— BEGIN RECORDS —

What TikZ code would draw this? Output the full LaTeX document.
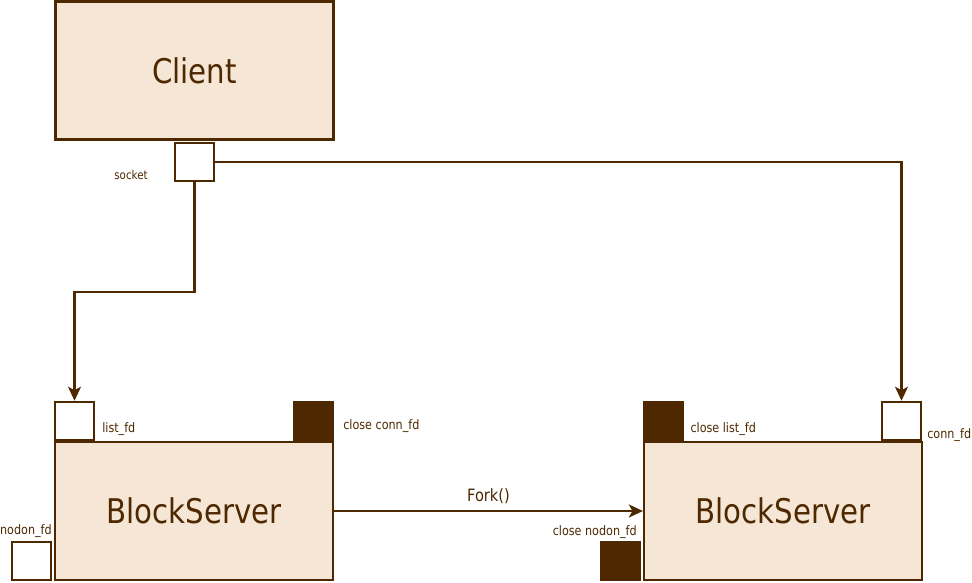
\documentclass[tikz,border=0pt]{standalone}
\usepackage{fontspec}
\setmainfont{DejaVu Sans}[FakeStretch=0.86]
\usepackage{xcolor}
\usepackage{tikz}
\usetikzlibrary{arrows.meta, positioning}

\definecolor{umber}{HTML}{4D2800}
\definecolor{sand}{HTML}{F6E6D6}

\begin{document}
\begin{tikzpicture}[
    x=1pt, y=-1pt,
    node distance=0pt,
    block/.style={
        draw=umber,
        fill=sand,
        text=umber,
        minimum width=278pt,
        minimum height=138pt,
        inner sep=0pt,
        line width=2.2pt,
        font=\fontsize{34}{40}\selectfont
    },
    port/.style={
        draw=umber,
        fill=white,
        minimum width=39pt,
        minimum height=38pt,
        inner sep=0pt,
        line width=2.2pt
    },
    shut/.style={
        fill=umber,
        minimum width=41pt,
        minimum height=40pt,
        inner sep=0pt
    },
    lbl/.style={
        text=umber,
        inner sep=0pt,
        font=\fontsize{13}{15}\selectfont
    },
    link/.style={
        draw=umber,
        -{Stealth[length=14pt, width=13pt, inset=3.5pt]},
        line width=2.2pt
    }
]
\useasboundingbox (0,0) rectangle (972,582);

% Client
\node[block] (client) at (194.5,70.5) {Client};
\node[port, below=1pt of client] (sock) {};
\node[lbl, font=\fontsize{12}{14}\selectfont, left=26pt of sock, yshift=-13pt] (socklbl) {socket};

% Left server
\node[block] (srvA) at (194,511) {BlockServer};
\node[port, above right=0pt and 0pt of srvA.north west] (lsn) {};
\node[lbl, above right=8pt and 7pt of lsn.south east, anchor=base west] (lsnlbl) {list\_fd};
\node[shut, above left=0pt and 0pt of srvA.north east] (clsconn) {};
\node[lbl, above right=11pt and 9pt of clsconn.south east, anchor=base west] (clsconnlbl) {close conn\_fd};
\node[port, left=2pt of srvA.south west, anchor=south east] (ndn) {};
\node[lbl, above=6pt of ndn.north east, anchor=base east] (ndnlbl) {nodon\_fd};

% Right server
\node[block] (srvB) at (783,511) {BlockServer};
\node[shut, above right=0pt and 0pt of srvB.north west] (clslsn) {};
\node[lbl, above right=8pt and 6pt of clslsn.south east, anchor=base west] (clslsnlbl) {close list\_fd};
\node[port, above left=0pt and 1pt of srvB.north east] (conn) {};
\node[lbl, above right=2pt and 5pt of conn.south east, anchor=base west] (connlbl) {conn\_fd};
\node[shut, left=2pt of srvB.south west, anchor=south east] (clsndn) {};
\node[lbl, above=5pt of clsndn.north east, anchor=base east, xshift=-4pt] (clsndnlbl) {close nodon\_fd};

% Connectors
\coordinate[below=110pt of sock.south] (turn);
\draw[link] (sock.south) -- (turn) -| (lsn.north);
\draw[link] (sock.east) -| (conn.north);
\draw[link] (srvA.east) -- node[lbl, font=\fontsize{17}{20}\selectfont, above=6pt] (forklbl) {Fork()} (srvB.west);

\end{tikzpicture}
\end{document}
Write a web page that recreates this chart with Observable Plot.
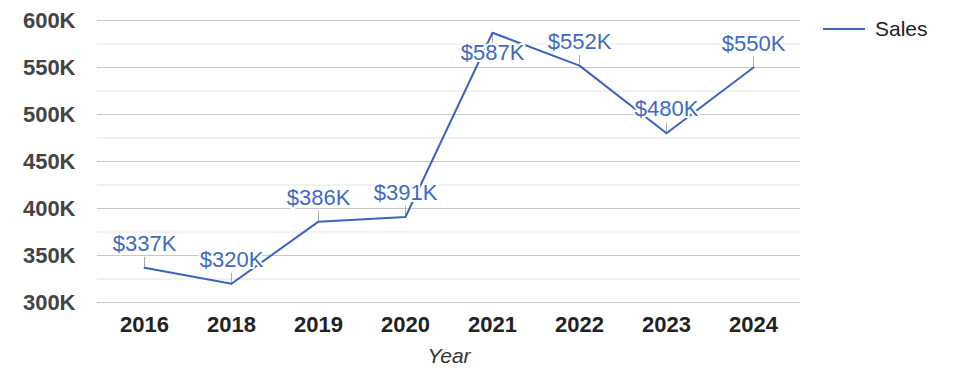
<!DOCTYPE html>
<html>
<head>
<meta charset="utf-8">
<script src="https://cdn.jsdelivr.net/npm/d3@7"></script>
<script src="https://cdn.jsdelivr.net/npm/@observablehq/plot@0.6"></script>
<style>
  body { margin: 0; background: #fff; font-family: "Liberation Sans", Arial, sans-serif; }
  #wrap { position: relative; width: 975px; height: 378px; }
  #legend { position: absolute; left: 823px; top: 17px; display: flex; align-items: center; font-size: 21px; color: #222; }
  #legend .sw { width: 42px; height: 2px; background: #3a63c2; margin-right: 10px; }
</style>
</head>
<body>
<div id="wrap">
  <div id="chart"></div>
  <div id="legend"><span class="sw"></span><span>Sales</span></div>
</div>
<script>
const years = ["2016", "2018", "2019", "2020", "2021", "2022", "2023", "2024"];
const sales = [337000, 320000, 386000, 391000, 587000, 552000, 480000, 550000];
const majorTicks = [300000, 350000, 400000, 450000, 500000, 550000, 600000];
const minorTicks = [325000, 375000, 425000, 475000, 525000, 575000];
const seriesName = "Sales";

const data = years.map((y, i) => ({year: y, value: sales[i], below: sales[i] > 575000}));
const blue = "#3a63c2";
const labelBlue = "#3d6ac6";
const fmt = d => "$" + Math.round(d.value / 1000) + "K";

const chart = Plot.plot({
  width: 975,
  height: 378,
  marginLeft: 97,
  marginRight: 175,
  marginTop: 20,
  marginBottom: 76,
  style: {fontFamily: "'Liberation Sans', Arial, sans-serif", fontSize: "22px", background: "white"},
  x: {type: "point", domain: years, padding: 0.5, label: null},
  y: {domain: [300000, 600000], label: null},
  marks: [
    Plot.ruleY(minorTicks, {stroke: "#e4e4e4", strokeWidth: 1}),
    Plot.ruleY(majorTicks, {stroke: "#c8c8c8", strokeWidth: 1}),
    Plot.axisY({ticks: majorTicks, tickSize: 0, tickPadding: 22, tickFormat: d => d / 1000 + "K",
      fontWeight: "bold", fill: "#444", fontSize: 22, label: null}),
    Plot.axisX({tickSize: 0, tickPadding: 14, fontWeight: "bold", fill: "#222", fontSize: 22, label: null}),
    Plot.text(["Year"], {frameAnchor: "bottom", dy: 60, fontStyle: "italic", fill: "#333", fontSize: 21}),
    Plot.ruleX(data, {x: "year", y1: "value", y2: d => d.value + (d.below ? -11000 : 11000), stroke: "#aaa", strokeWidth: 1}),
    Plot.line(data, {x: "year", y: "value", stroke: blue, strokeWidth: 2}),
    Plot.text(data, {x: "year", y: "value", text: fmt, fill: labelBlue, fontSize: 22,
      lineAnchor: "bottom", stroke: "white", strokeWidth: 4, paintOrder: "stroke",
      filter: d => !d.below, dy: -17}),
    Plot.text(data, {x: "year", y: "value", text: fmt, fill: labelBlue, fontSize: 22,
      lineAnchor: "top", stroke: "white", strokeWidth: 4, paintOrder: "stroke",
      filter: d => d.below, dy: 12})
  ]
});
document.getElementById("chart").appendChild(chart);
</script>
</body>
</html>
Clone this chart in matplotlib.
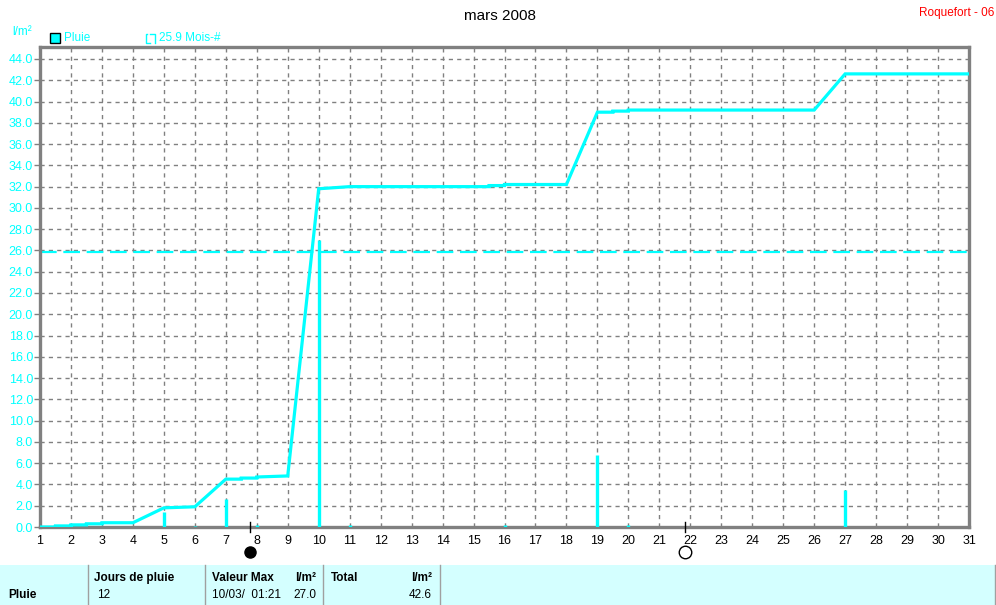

— END RECORDS —

WHAT THE TASK ASKS:
Leave out the pictures and repeat exactly the lines from the start of the material through the line that contains "(0,0) rectangle (972,582);", both included.

PROBLEM SOLUTION:
What TikZ code would draw this? Output the full LaTeX document.
\documentclass[tikz,border=0pt]{standalone}
\usepackage{fontspec}
\setmainfont{DejaVu Sans}[FakeStretch=0.86]
\usepackage{xcolor}
\usepackage{tikz}
\usetikzlibrary{arrows.meta, positioning}

\definecolor{umber}{HTML}{4D2800}
\definecolor{sand}{HTML}{F6E6D6}

\begin{document}
\begin{tikzpicture}[
    x=1pt, y=-1pt,
    node distance=0pt,
    block/.style={
        draw=umber,
        fill=sand,
        text=umber,
        minimum width=278pt,
        minimum height=138pt,
        inner sep=0pt,
        line width=2.2pt,
        font=\fontsize{34}{40}\selectfont
    },
    port/.style={
        draw=umber,
        fill=white,
        minimum width=39pt,
        minimum height=38pt,
        inner sep=0pt,
        line width=2.2pt
    },
    shut/.style={
        fill=umber,
        minimum width=41pt,
        minimum height=40pt,
        inner sep=0pt
    },
    lbl/.style={
        text=umber,
        inner sep=0pt,
        font=\fontsize{13}{15}\selectfont
    },
    link/.style={
        draw=umber,
        -{Stealth[length=14pt, width=13pt, inset=3.5pt]},
        line width=2.2pt
    }
]
\useasboundingbox (0,0) rectangle (972,582);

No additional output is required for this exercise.